(Rows from a dataset of charts and code)
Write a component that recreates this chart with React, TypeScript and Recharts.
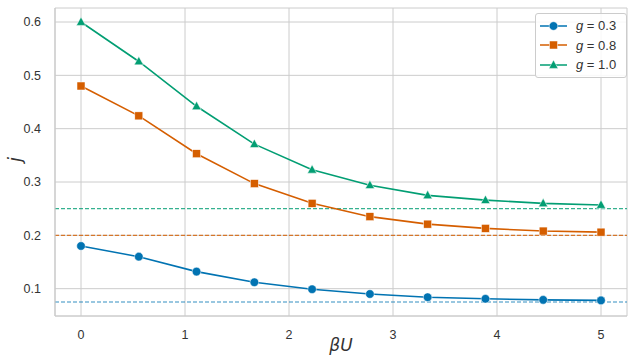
import React from 'react';
import {
  LineChart,
  Line,
  XAxis,
  YAxis,
  CartesianGrid,
  ReferenceLine,
} from 'recharts';

// βU sampled at 10 points between 0 and 5
const betaU = [0, 0.556, 1.111, 1.667, 2.222, 2.778, 3.333, 3.889, 4.444, 5];
const jG03 = [0.18, 0.16, 0.132, 0.112, 0.099, 0.09, 0.084, 0.081, 0.079, 0.078];
const jG08 = [0.48, 0.424, 0.353, 0.297, 0.26, 0.235, 0.221, 0.213, 0.208, 0.206];
const jG10 = [0.6, 0.526, 0.442, 0.371, 0.323, 0.294, 0.275, 0.266, 0.26, 0.257];
const limits = [0.075, 0.2, 0.25];

const xTicks = [0, 1, 2, 3, 4, 5];
const yTicks = [0.1, 0.2, 0.3, 0.4, 0.5, 0.6];

const BLUE = '#0173b2';
const ORANGE = '#d55e00';
const GREEN = '#029e73';

const series = [
  { key: 'g03', label: '0.3', color: BLUE, marker: 'circle' },
  { key: 'g08', label: '0.8', color: ORANGE, marker: 'square' },
  { key: 'g10', label: '1.0', color: GREEN, marker: 'triangle' },
];

const data = betaU.map((x, i) => ({ x, g03: jG03[i], g08: jG08[i], g10: jG10[i] }));

const FONT = '"Liberation Sans", Arial, sans-serif';
const TEXT = '#333333';
const GRID = '#cccccc';

function Marker({ cx, cy, kind, color }: { cx: number; cy: number; kind: string; color: string }) {
  if (cx == null || cy == null) return null;
  if (kind === 'square') {
    return <rect x={cx - 4} y={cy - 4} width={8} height={8} fill={color} stroke="#fff" strokeWidth={0.5} />;
  }
  if (kind === 'triangle') {
    return (
      <polygon
        points={`${cx},${cy - 5} ${cx - 4.6},${cy + 3.4} ${cx + 4.6},${cy + 3.4}`}
        fill={color}
        stroke="#fff"
        strokeWidth={0.5}
      />
    );
  }
  return <circle cx={cx} cy={cy} r={4.3} fill={color} stroke="#fff" strokeWidth={0.5} />;
}

function LegendBox() {
  return (
    <div
      style={{
        position: 'absolute',
        top: 13,
        right: 1,
        width: 82,
        border: `1px solid ${GRID}`,
        borderRadius: 3,
        background: 'rgba(255,255,255,0.85)',
        padding: '2px 4px 2px 4px',
        fontFamily: FONT,
        fontSize: 13,
        color: TEXT,
      }}
    >
      {series.map((s) => (
        <div key={s.key} style={{ display: 'flex', alignItems: 'center', height: 19.5 }}>
          <svg width={27} height={12} style={{ marginRight: 9 }}>
            <line x1={0} y1={6} x2={27} y2={6} stroke={s.color} strokeWidth={1.5} />
            <Marker cx={13.5} cy={6} kind={s.marker} color={s.color} />
          </svg>
          <span style={{ whiteSpace: 'nowrap' }}>
            <i>g</i> = {s.label}
          </span>
        </div>
      ))}
    </div>
  );
}

export default function App() {
  return (
    <div style={{ position: 'fixed', left: 0, top: 0, width: 628, height: 358, background: '#fff' }}>
      <LineChart width={628} height={358} data={data} margin={{ top: 8, right: 1, bottom: 0, left: 0 }}>
        <CartesianGrid stroke={GRID} strokeWidth={1} />
        <XAxis
          type="number"
          dataKey="x"
          domain={[-0.25, 5.25]}
          ticks={xTicks}
          allowDataOverflow
          height={42}
          tickLine={false}
          axisLine={{ stroke: GRID, strokeWidth: 1.2 }}
          tick={{ fontSize: 12.5, fill: TEXT, fontFamily: FONT }}
          tickMargin={8}
          label={{
            value: 'βU',
            position: 'insideBottom',
            offset: 7,
            style: { fontSize: 17, fontStyle: 'italic', fill: TEXT, fontFamily: '"DejaVu Sans", sans-serif' },
          }}
        />
        <XAxis xAxisId="top" type="number" dataKey="x" domain={[-0.25, 5.25]} orientation="top" height={0} tick={false} tickLine={false} axisLine={{ stroke: GRID, strokeWidth: 1.2 }} />
        <YAxis
          type="number"
          domain={[0.04875, 0.62625]}
          ticks={yTicks}
          allowDataOverflow
          width={55}
          tickLine={false}
          axisLine={{ stroke: GRID, strokeWidth: 1.2 }}
          tick={{ fontSize: 12.5, fill: TEXT, fontFamily: FONT }}
          tickMargin={8}
          label={{
            value: 'j',
            angle: -90,
            position: 'insideLeft',
            offset: 15,
            style: { fontSize: 18, fontStyle: 'italic', fill: TEXT, fontFamily: '"DejaVu Sans", sans-serif' },
          }}
        />
        <YAxis yAxisId="right" orientation="right" width={0} domain={[0.04875, 0.62625]} tick={false} tickLine={false} axisLine={{ stroke: GRID, strokeWidth: 1.2 }} />
        {limits.map((v, i) => (
          <ReferenceLine
            key={v}
            y={v}
            stroke={series[i].color}
            strokeOpacity={0.8}
            strokeWidth={1.1}
            strokeDasharray="4 2"
          />
        ))}
        {series.map((s) => (
          <Line
            key={s.key}
            dataKey={s.key}
            stroke={s.color}
            strokeWidth={1.6}
            isAnimationActive={false}
            type="linear"
            dot={(p: any) => <Marker key={`${s.key}-${p.index}`} cx={p.cx} cy={p.cy} kind={s.marker} color={s.color} />}
            activeDot={false}
          />
        ))}
      </LineChart>
      <LegendBox />
    </div>
  );
}
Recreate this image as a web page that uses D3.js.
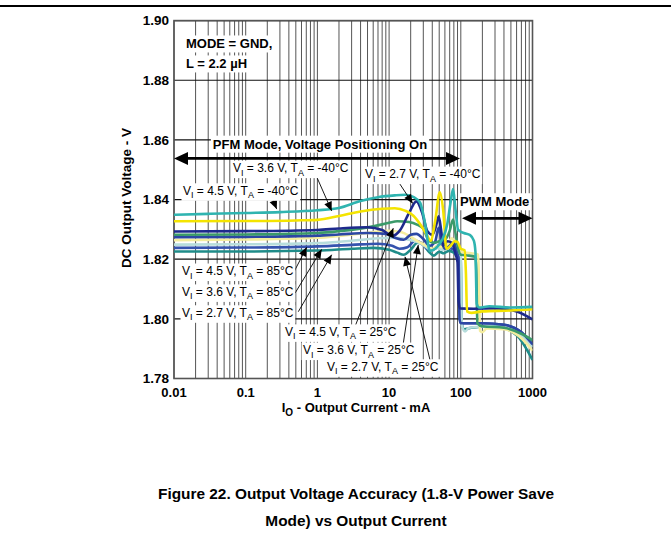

## WHAT YOU WILL DO
Omit the pictures, then quote the rest of the material above exactly.

## OUTPUT OF THE TASK
Write a component that recreates this chart with React, TypeScript and Recharts.
import React from 'react';
import {
  LineChart,
  Line,
  XAxis,
  YAxis,
  CartesianGrid,
  ReferenceLine,
} from 'recharts';

// βU sampled at 10 points between 0 and 5
const betaU = [0, 0.556, 1.111, 1.667, 2.222, 2.778, 3.333, 3.889, 4.444, 5];
const jG03 = [0.18, 0.16, 0.132, 0.112, 0.099, 0.09, 0.084, 0.081, 0.079, 0.078];
const jG08 = [0.48, 0.424, 0.353, 0.297, 0.26, 0.235, 0.221, 0.213, 0.208, 0.206];
const jG10 = [0.6, 0.526, 0.442, 0.371, 0.323, 0.294, 0.275, 0.266, 0.26, 0.257];
const limits = [0.075, 0.2, 0.25];

const xTicks = [0, 1, 2, 3, 4, 5];
const yTicks = [0.1, 0.2, 0.3, 0.4, 0.5, 0.6];

const BLUE = '#0173b2';
const ORANGE = '#d55e00';
const GREEN = '#029e73';

const series = [
  { key: 'g03', label: '0.3', color: BLUE, marker: 'circle' },
  { key: 'g08', label: '0.8', color: ORANGE, marker: 'square' },
  { key: 'g10', label: '1.0', color: GREEN, marker: 'triangle' },
];

const data = betaU.map((x, i) => ({ x, g03: jG03[i], g08: jG08[i], g10: jG10[i] }));

const FONT = '"Liberation Sans", Arial, sans-serif';
const TEXT = '#333333';
const GRID = '#cccccc';

function Marker({ cx, cy, kind, color }: { cx: number; cy: number; kind: string; color: string }) {
  if (cx == null || cy == null) return null;
  if (kind === 'square') {
    return <rect x={cx - 4} y={cy - 4} width={8} height={8} fill={color} stroke="#fff" strokeWidth={0.5} />;
  }
  if (kind === 'triangle') {
    return (
      <polygon
        points={`${cx},${cy - 5} ${cx - 4.6},${cy + 3.4} ${cx + 4.6},${cy + 3.4}`}
        fill={color}
        stroke="#fff"
        strokeWidth={0.5}
      />
    );
  }
  return <circle cx={cx} cy={cy} r={4.3} fill={color} stroke="#fff" strokeWidth={0.5} />;
}

function LegendBox() {
  return (
    <div
      style={{
        position: 'absolute',
        top: 13,
        right: 1,
        width: 82,
        border: `1px solid ${GRID}`,
        borderRadius: 3,
        background: 'rgba(255,255,255,0.85)',
        padding: '2px 4px 2px 4px',
        fontFamily: FONT,
        fontSize: 13,
        color: TEXT,
      }}
    >
      {series.map((s) => (
        <div key={s.key} style={{ display: 'flex', alignItems: 'center', height: 19.5 }}>
          <svg width={27} height={12} style={{ marginRight: 9 }}>
            <line x1={0} y1={6} x2={27} y2={6} stroke={s.color} strokeWidth={1.5} />
            <Marker cx={13.5} cy={6} kind={s.marker} color={s.color} />
          </svg>
          <span style={{ whiteSpace: 'nowrap' }}>
            <i>g</i> = {s.label}
          </span>
        </div>
      ))}
    </div>
  );
}

export default function App() {
  return (
    <div style={{ position: 'fixed', left: 0, top: 0, width: 628, height: 358, background: '#fff' }}>
      <LineChart width={628} height={358} data={data} margin={{ top: 8, right: 1, bottom: 0, left: 0 }}>
        <CartesianGrid stroke={GRID} strokeWidth={1} />
        <XAxis
          type="number"
          dataKey="x"
          domain={[-0.25, 5.25]}
          ticks={xTicks}
          allowDataOverflow
          height={42}
          tickLine={false}
          axisLine={{ stroke: GRID, strokeWidth: 1.2 }}
          tick={{ fontSize: 12.5, fill: TEXT, fontFamily: FONT }}
          tickMargin={8}
          label={{
            value: 'βU',
            position: 'insideBottom',
            offset: 7,
            style: { fontSize: 17, fontStyle: 'italic', fill: TEXT, fontFamily: '"DejaVu Sans", sans-serif' },
          }}
        />
        <XAxis xAxisId="top" type="number" dataKey="x" domain={[-0.25, 5.25]} orientation="top" height={0} tick={false} tickLine={false} axisLine={{ stroke: GRID, strokeWidth: 1.2 }} />
        <YAxis
          type="number"
          domain={[0.04875, 0.62625]}
          ticks={yTicks}
          allowDataOverflow
          width={55}
          tickLine={false}
          axisLine={{ stroke: GRID, strokeWidth: 1.2 }}
          tick={{ fontSize: 12.5, fill: TEXT, fontFamily: FONT }}
          tickMargin={8}
          label={{
            value: 'j',
            angle: -90,
            position: 'insideLeft',
            offset: 15,
            style: { fontSize: 18, fontStyle: 'italic', fill: TEXT, fontFamily: '"DejaVu Sans", sans-serif' },
          }}
        />
        <YAxis yAxisId="right" orientation="right" width={0} domain={[0.04875, 0.62625]} tick={false} tickLine={false} axisLine={{ stroke: GRID, strokeWidth: 1.2 }} />
        {limits.map((v, i) => (
          <ReferenceLine
            key={v}
            y={v}
            stroke={series[i].color}
            strokeOpacity={0.8}
            strokeWidth={1.1}
            strokeDasharray="4 2"
          />
        ))}
        {series.map((s) => (
          <Line
            key={s.key}
            dataKey={s.key}
            stroke={s.color}
            strokeWidth={1.6}
            isAnimationActive={false}
            type="linear"
            dot={(p: any) => <Marker key={`${s.key}-${p.index}`} cx={p.cx} cy={p.cy} kind={s.marker} color={s.color} />}
            activeDot={false}
          />
        ))}
      </LineChart>
      <LegendBox />
    </div>
  );
}
Recreate this image as a web page that uses D3.js.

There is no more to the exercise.